I say this because this summer I was looking at the map of 1969 and realized something: within a month, a single month, we had the Apollo landings, the Manson murders, and Woodstock. And you can throw in Chappaquiddick for good measure. One month.
Whiplash.
That's the Sixties in one word. Whiplash. Explosion piled on explosion, political, cultural, military, scientific, at home and around the world. No one knew where the next bolt would come from, and it seemed that things would get wilder and wilder until the whole world flew apart. Many people were waiting for just that, some in hope, some in despair, some in both.
So the decade ended.
As it turns out, the pace of events was in fact slowing down, even in the summer of '69. The explosions started to space themselves out, attaining some modicum of peace, until eventually the nation hit the calm (perhaps stagnant) pool of the mid-to-late Seventies.

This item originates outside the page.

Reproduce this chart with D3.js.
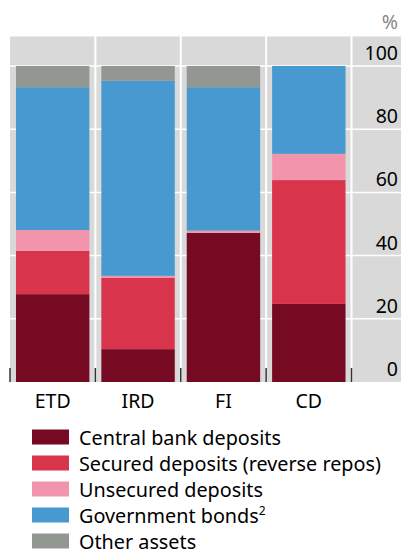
<!DOCTYPE html>
<html><head><meta charset="utf-8">
<script src="https://cdn.jsdelivr.net/npm/d3@7"></script>
<style>body{margin:0;background:#fff}svg{display:block}text{font-family:"Noto Sans",sans-serif}</style>
</head><body><svg id="c" width="401" height="554"></svg>
<script>
const categories = ["ETD", "IRD", "FI", "CD"];
const seriesNames = ["Central bank deposits", "Secured deposits (reverse repos)", "Unsecured deposits", "Government bonds", "Other assets"];
const centralBank = [27.8, 10.4, 47.2, 24.7];
const secured = [13.7, 22.6, 0, 39.2];
const unsecured = [6.6, 0.6, 0.7, 8.3];
const govBonds = [45.2, 61.7, 45.4, 27.8];
const otherAssets = [6.7, 4.7, 6.7, 0];
const yTicks = [0, 20, 40, 60, 80, 100];
const colors = ["#760a23", "#d8354c", "#f295ac", "#4899d0", "#929891"];

(function () {
const svg = d3.select("#c");
const keys = ["cb", "sec", "unsec", "gov", "oth"];
const rows = categories.map((c, i) => ({cat: c, cb: centralBank[i], sec: secured[i], unsec: unsecured[i], gov: govBonds[i], oth: otherAssets[i]}));
const stack = d3.stack().keys(keys)(rows);

const pLeft = 10, pRight = 351.5, axisRight = 401, pTop = 36, pBottom = 382;
const x = d3.scaleBand().domain(categories).range([pLeft, pRight]).paddingInner(0.14).paddingOuter(0.07);
const y = d3.scaleLinear().domain([0, 100]).range([pBottom, 66]);

svg.append("rect").attr("x", pLeft).attr("y", pTop).attr("width", axisRight - pLeft).attr("height", pBottom - pTop).attr("fill", "#d9d9d9");

svg.selectAll(".hg").data(yTicks.filter(d => d > 0)).join("line")
  .attr("x1", pLeft).attr("x2", axisRight).attr("y1", d => y(d)).attr("y2", d => y(d))
  .attr("stroke", "#fff").attr("stroke-width", 1.5);
svg.append("line").attr("x1", pLeft).attr("x2", axisRight).attr("y1", pTop).attr("y2", pTop).attr("stroke", "#fff").attr("stroke-width", 1);

const step = x.step();
const bounds = d3.range(categories.length + 1).map(i => pLeft + i * step);
svg.selectAll(".vg").data(bounds.slice(1)).join("line")
  .attr("x1", d => d).attr("x2", d => d).attr("y1", pTop).attr("y2", pBottom)
  .attr("stroke", "#fff").attr("stroke-width", 2);

svg.selectAll(".layer").data(stack).join("g").attr("fill", (d, i) => colors[i])
  .selectAll("rect").data(d => d).join("rect")
  .attr("x", d => x(d.data.cat)).attr("width", x.bandwidth())
  .attr("y", d => y(d[1])).attr("height", d => y(d[0]) - y(d[1]));

svg.selectAll(".bt").data(bounds).join("line")
  .attr("x1", d => d).attr("x2", d => d).attr("y1", pBottom - 14).attr("y2", pBottom)
  .attr("stroke", "#333").attr("stroke-width", 1.5);

svg.selectAll(".yl").data(yTicks).join("text")
  .attr("x", 398).attr("y", d => y(d) - 6).attr("text-anchor", "end")
  .attr("font-size", 19.5).attr("fill", "#000").text(d => d);
svg.append("text").attr("x", 398).attr("y", 29).attr("text-anchor", "end").attr("font-size", 19.5).attr("fill", "#888").text("%");

svg.selectAll(".xl").data(categories).join("text")
  .attr("x", d => x(d) + x.bandwidth() / 2).attr("y", 408).attr("text-anchor", "middle")
  .attr("font-size", 19.5).attr("fill", "#000").text(d => d);

const lg = svg.selectAll(".lg").data(seriesNames).join("g").attr("transform", (d, i) => `translate(32,${429.5 + i * 26})`);
lg.append("rect").attr("width", 37).attr("height", 15).attr("fill", (d, i) => colors[i]);
const lt = lg.append("text").attr("x", 47).attr("y", 15).attr("font-size", 19.8).attr("fill", "#000");
lt.append("tspan").text(d => d);
lt.filter((d, i) => i === 3).append("tspan").attr("dy", -8).attr("font-size", 12).text("2");
})();
</script></body></html>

The whiplash started to recede into the past. Gradually at first-when I first became aware of the Sixties as a child in the 80s, the trauma was barely scabbed over. But it's been another twenty years on top of that. As of January, the Sixties will begin to shift to 50 Years Ago Today. Time flows, eroding pain, smoothing the corners of the present into the safety of the Past, where it can be contemplated without fear.
I sometimes wish I had never written this blog. In terms of my career as a writer of fiction, it was a tremendous waste of valuable time. But I still read it. Late at night, when I should be working on a story, I distract myself with hippies and India. Every time I do so, there's a little more distance between me and the writing.
It has been two years since "40 Years Ago Today." It is now 42 years since 1967. It will soon be fifty years since the Sixties, then one hundred, then five hundred, then one thousand. We look back, trying to understand, unable to look away. To use the Fitzgerald quote that closes William Manchester's "The Glory and the Dream," (the book that first taught me much about the Sixties), :"So we beat on, boats against the current, borne back ceaselessly into the past."